I have followed this 46 yo female for the past 8 years with Retinitis Pigmentosa and Chronic Angle Closure Glaucoma. Her visual acuity is 6/7.5 in her right eye and 6/120 in her left eye. She has undergone laser iridotomies in both eyes in 2003, trabeculectomy in the left in 2004 then cataract extraction in 2005 for the inevitable posterior subscapsular cataract associated with her RP and further exacerbated by glaucoma surgery. She currently takes Lumigan qHS and Pilocarpine 2% BID in her right eye and has pressures of 19 in the right and 7 in her left eye. Oh, and, I learned today that she still drives.
"I've been driving for 25 years," she said, and continued "there are so many other drivers out there with worse vision than me."
The safety of your patient and of those innocent children in her peripheral vision or other drivers has to be more important than the stubborn desire to keep driving. After all, driving is a privilege, not a right. Just because there are worse drivers or some with worse visual acuity than 6/7.5 who are still driving, does not mean she should be allowed to keep driving. Take her license away?
What about the patient's perspective? Can it be that she just drives in the day and is a safe driver? Some States allow patient to drive wearing small telescopes on their glasses to improve their central vision. However, in the province of British Columbia (BC), this is not the case. In fact, there must be 100 degrees of horizontal visual field along with a visual acuity of at least 6/15 for daytime and 6/12 for night driving. This patient meets the visual acuity criteria with her right eye seeing 6/7.5 but, based on this set of visual fields, she only has about 25 degrees of horizontal field of view. She swears that she is careful and only drives during the day. She is young, and needs to be mobile.

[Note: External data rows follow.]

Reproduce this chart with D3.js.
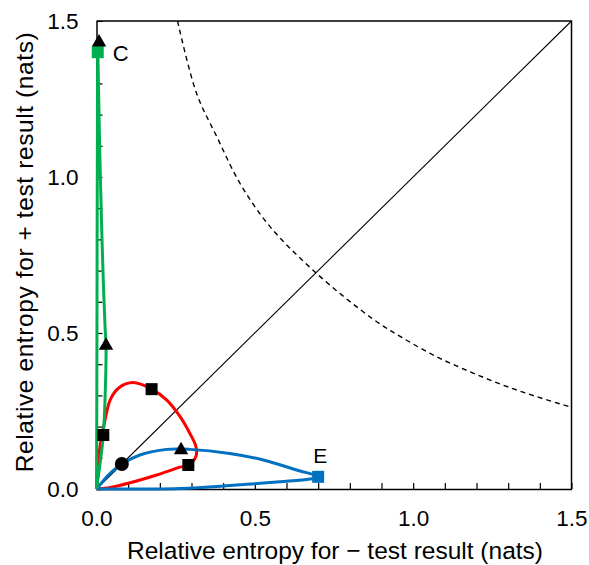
<!DOCTYPE html>
<html>
<head>
<meta charset="utf-8">
<script src="https://cdn.jsdelivr.net/npm/d3@7/dist/d3.min.js"></script>
<style>
  html, body { margin: 0; padding: 0; background: #fff; }
  svg { display: block; font-family: Arial, "Liberation Sans", sans-serif; }
</style>
</head>
<body>
<svg id="chart" width="589" height="565"></svg>
<script>
// Relative entropy (nats) of negative (x) vs positive (y) test results.

// Loop C (green): up the axis to C, back down through the outer branch
const loopCx = [0, 0.001, 0.002, 0.003, 0.004, 0.007, 0.011, 0.016, 0.022, 0.027, 0.030, 0.029, 0.0215, 0.011, 0];
const loopCy = [0, 0.30, 0.80, 1.20, 1.40, 1.25, 1.05, 0.85, 0.65, 0.52, 0.46, 0.36, 0.173, 0.08, 0];

// Red loop
const loopRx = [0, 0.004, 0.011, 0.027, 0.043, 0.069, 0.116, 0.174, 0.222, 0.264, 0.295, 0.314, 0.314, 0.29, 0.264, 0.19, 0.106, 0.043, 0];
const loopRy = [0, 0.06, 0.136, 0.221, 0.285, 0.323, 0.341, 0.32, 0.285, 0.232, 0.178, 0.136, 0.104, 0.077, 0.07, 0.045, 0.02, 0.005, 0];

// Loop E (blue): out along the bottom to E, back through the upper branch
const loopEx = [0, 0.264, 0.421, 0.579, 0.674, 0.70, 0.632, 0.527, 0.421, 0.295, 0.222, 0.137, 0.08, 0.043, 0];
const loopEy = [0, 0.002, 0.011, 0.023, 0.032, 0.039, 0.061, 0.093, 0.114, 0.127, 0.127, 0.109, 0.08, 0.05, 0];

// Dashed reference curve
const dashX = [0.256, 0.316, 0.380, 0.453, 0.548, 0.695, 0.874, 0.969, 1.074, 1.179, 1.284, 1.39, 1.5];
const dashY = [1.5, 1.268, 1.129, 0.980, 0.841, 0.691, 0.544, 0.483, 0.424, 0.376, 0.333, 0.296, 0.262];

// Markers
const squareX = [0.004, 0.0215, 0.174, 0.29, 0.70];
const squareY = [1.40, 0.173, 0.32, 0.077, 0.039];
const squareFill = ["#00b050", "#000", "#000", "#000", "#0070c0"];
const triX = [0.008, 0.030, 0.267];
const triY = [1.432, 0.46, 0.125];
const circX = [0.08];
const circY = [0.08];

const tickVals = d3.range(0, 15.01, 1).map(v => +(v / 10).toFixed(1));
const labelVals = [0, 0.5, 1.0, 1.5];

const svg = d3.select("#chart");
const x = d3.scaleLinear().domain([0, 1.5]).range([96.5, 571.5]);
const y = d3.scaleLinear().domain([0, 1.5]).range([489, 21]);

const zip = (xs, ys) => xs.map((v, i) => [v, ys[i]]);
const line = d3.line().x(d => x(d[0])).y(d => y(d[1])).curve(d3.curveCatmullRom.alpha(0.5));

svg.append("clipPath").attr("id", "plotclip")
  .append("rect").attr("x", x(0)).attr("y", y(1.5)).attr("width", x(1.5) - x(0)).attr("height", y(0) - y(1.5));

// frame (top and right)
svg.append("path")
  .attr("d", `M${x(0)},${y(1.5)}H${x(1.5)}V${y(0)}`)
  .attr("fill", "none").attr("stroke", "#000").attr("stroke-width", 1.5);

// diagonal
svg.append("line")
  .attr("x1", x(0)).attr("y1", y(0)).attr("x2", x(1.5)).attr("y2", y(1.5))
  .attr("stroke", "#000").attr("stroke-width", 1.1);

// dashed curve
svg.append("path")
  .datum(zip(dashX, dashY))
  .attr("d", line)
  .attr("clip-path", "url(#plotclip)")
  .attr("fill", "none").attr("stroke", "#000").attr("stroke-width", 1.4)
  .attr("stroke-dasharray", "5,4");

// axes
const fmt = d => labelVals.some(v => Math.abs(v - d) < 1e-9) ? d3.format(".1f")(d) : "";
const xAxis = d3.axisBottom(x).tickValues(tickVals).tickSize(-6).tickPadding(21).tickFormat(fmt).tickSizeOuter(0);
const yAxis = d3.axisLeft(y).tickValues(tickVals).tickSize(-6).tickPadding(18).tickFormat(fmt).tickSizeOuter(0);

const gx = svg.append("g").attr("transform", `translate(0,${y(0)})`).call(xAxis);
const gy = svg.append("g").attr("transform", `translate(${x(0)},0)`).call(yAxis);
[gx, gy].forEach(g => {
  g.select(".domain").attr("stroke", "#000").attr("stroke-width", 1.5);
  g.selectAll(".tick line").attr("stroke", "#000").attr("stroke-width", 1.2);
  g.selectAll(".tick text").attr("fill", "#000").style("font-size", "22.5px").style("font-family", "Arial, 'Liberation Sans', sans-serif");
});

// loops
const loops = [
  { pts: zip(loopRx, loopRy), color: "#ff0000" },
  { pts: zip(loopEx, loopEy), color: "#0070c0" },
  { pts: zip(loopCx, loopCy), color: "#00b050" }
];
svg.append("g").selectAll("path").data(loops).join("path")
  .attr("d", d => line(d.pts))
  .attr("fill", "none").attr("stroke", d => d.color).attr("stroke-width", 3)
  .attr("stroke-linejoin", "round");

// markers
const sq = 12;
svg.append("g").selectAll("rect").data(zip(squareX, squareY)).join("rect")
  .attr("x", d => x(d[0]) - sq / 2).attr("y", d => y(d[1]) - sq / 2)
  .attr("width", sq).attr("height", sq)
  .attr("fill", (d, i) => squareFill[i]);

const tri = d3.symbol().type(d3.symbolTriangle).size(90);
svg.append("g").selectAll("path").data(zip(triX, triY)).join("path")
  .attr("transform", d => `translate(${x(d[0])},${y(d[1])})`)
  .attr("d", tri).attr("fill", "#000");

svg.append("g").selectAll("circle").data(zip(circX, circY)).join("circle")
  .attr("cx", d => x(d[0])).attr("cy", d => y(d[1])).attr("r", 7).attr("fill", "#000");

// point labels
svg.append("text").attr("x", x(0.004) + 15).attr("y", y(1.40) + 9)
  .style("font-size", "22px").text("C");
svg.append("text").attr("x", x(0.70) - 5).attr("y", y(0.039) - 14)
  .style("font-size", "21px").text("E");

// axis titles
svg.append("text").attr("x", 335).attr("y", 559).attr("text-anchor", "middle")
  .style("font-size", "24.5px").text("Relative entropy for \u2212 test result (nats)");
svg.append("text").attr("transform", "translate(33,252) rotate(-90)").attr("text-anchor", "middle")
  .style("font-size", "24.5px").style("letter-spacing", "0.6px")
  .text("Relative entropy for + test result (nats)");
</script>
</body>
</html>
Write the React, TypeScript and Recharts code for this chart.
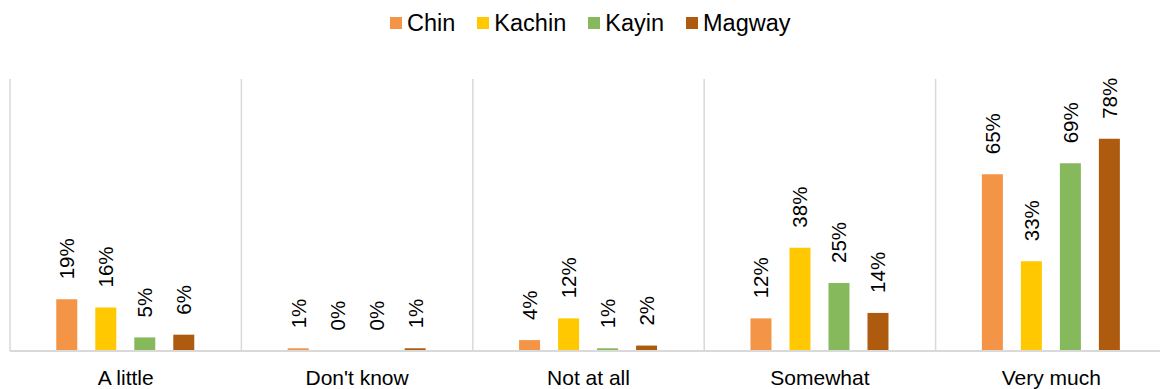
import { BarChart, Bar, XAxis, YAxis, CartesianGrid, LabelList } from 'recharts';

const categories = ['A little', "Don't know", 'Not at all', 'Somewhat', 'Very much'];
const chin = [19, 1, 4, 12, 65];
const kachin = [16, 0.2, 12, 38, 33];
const kayin = [5, 0.2, 1, 25, 69];
const magway = [6, 1, 2, 14, 78];

const SERIES = [
  { key: 'Chin', values: chin, color: '#F39446' },
  { key: 'Kachin', values: kachin, color: '#FFC800' },
  { key: 'Kayin', values: kayin, color: '#86B85C' },
  { key: 'Magway', values: magway, color: '#AE5A0F' },
];

const data = categories.map((name, i) => {
  const row: Record<string, string | number> = { name };
  for (const s of SERIES) row[s.key] = s.values[i];
  return row;
});

const FONT = '"Liberation Sans", Arial, sans-serif';

function VLabel(props: any) {
  const { x, y, width, value } = props;
  const cx = x + width / 2;
  const ty = y - 20;
  return (
    <text
      x={cx}
      y={ty}
      transform={`rotate(-90 ${cx} ${ty})`}
      textAnchor="start"
      dominantBaseline="central"
      fontSize={20.5}
      fontFamily={FONT}
      fill="#000"
    >
      {Math.round(Number(value))}%
    </text>
  );
}

function LegendRow() {
  return (
    <div
      style={{
        position: 'absolute',
        left: 390,
        top: 11,
        display: 'flex',
        fontFamily: FONT,
        fontSize: 23.5,
        lineHeight: '24px',
        color: '#000',
      }}
    >
      {SERIES.map((s) => (
        <div key={s.key} style={{ display: 'flex', alignItems: 'center', marginRight: 22 }}>
          <span style={{ display: 'inline-block', width: 12, height: 12, background: s.color, marginRight: 5 }} />
          <span>{s.key}</span>
        </div>
      ))}
    </div>
  );
}

export default function App() {
  return (
    <div style={{ position: 'absolute', left: 0, top: 0, width: 1160, height: 389, overflow: 'hidden', background: '#fff' }}>
      <LegendRow />
      <BarChart
        width={1170}
        height={389}
        data={data}
        margin={{ top: 79, right: 3, bottom: 8, left: 10 }}
        barCategoryGap="20%"
        barGap={18}
      >
        <CartesianGrid
          horizontal={false}
          stroke="#d9d9d9"
          strokeWidth={1.5}
          verticalCoordinatesGenerator={({ offset }: any) =>
            categories.map((_, i) => offset.left + (i * offset.width) / categories.length).concat(offset.left + offset.width)
          }
        />
        <XAxis
          dataKey="name"
          tickLine={false}
          tickMargin={13}
          height={30}
          axisLine={{ stroke: '#d9d9d9', strokeWidth: 2 }}
          tick={{ fontSize: 21, fill: '#000', fontFamily: FONT }}
          interval={0}
        />
        <YAxis hide domain={[0, 100]} />
        {SERIES.map((s) => (
          <Bar key={s.key} dataKey={s.key} fill={s.color} isAnimationActive={false}>
            <LabelList dataKey={s.key} content={<VLabel />} />
          </Bar>
        ))}
      </BarChart>
    </div>
  );
}
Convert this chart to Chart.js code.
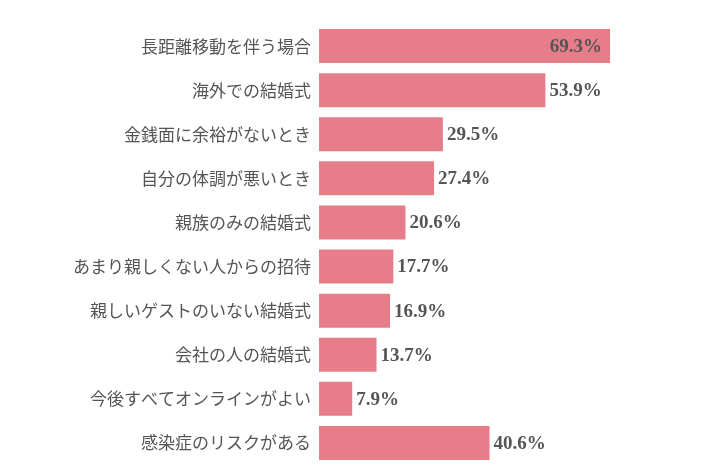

The rules in BC if you find a patient is
driving who does not meet the visual criteria are to advise the patient when you learn of this and advise the motor vehicle branch if you later find out they are still driving. Yes this is a bit liberal to give the patient the benefit of the doubt but is it possible that she is a safe driver? Is there a way, in our role as physicians of being a patient advocate, to help her have the best chance of proving that she is capable and should be allowed to continue to drive?
Two options come to mind to help the patient determine whether she is still a good driver. One is to have her report to the license bureau and say that her doctor told her to get road tested. In addition, I would presume they would do the simplified visual field test that they have available there. This test is only done once when a patient first gets their driver's license, and then not until they are 70 y.o. (Is this adequate? Should our MVBs be routinely re-screening visual acuity and visual filed upon license renewal?) Another option, which we arranged, is to have the patient return for a binocular visual field test. The automated perimeter has a program for that which can help somewhat and is our first step; better still would be a binocular Goldmann Visual Field test. The standard automated perimetry usually is just set to check the central 30 degrees of vision. Given that in addition to the glaucoma, this patient actually has retinitis pigmentosa, perhaps beyond 30 degrees from straight ahead, she is a very wide field of vision.
If this patient has an intact peripheral field of vision and has 6/7.5 visual acuity in one eye, albeit only in a very small central region, could it be that she does have adequate vision to be able to drive?
I would appreciate comments on this one. I will also add to this posting once we have more test results.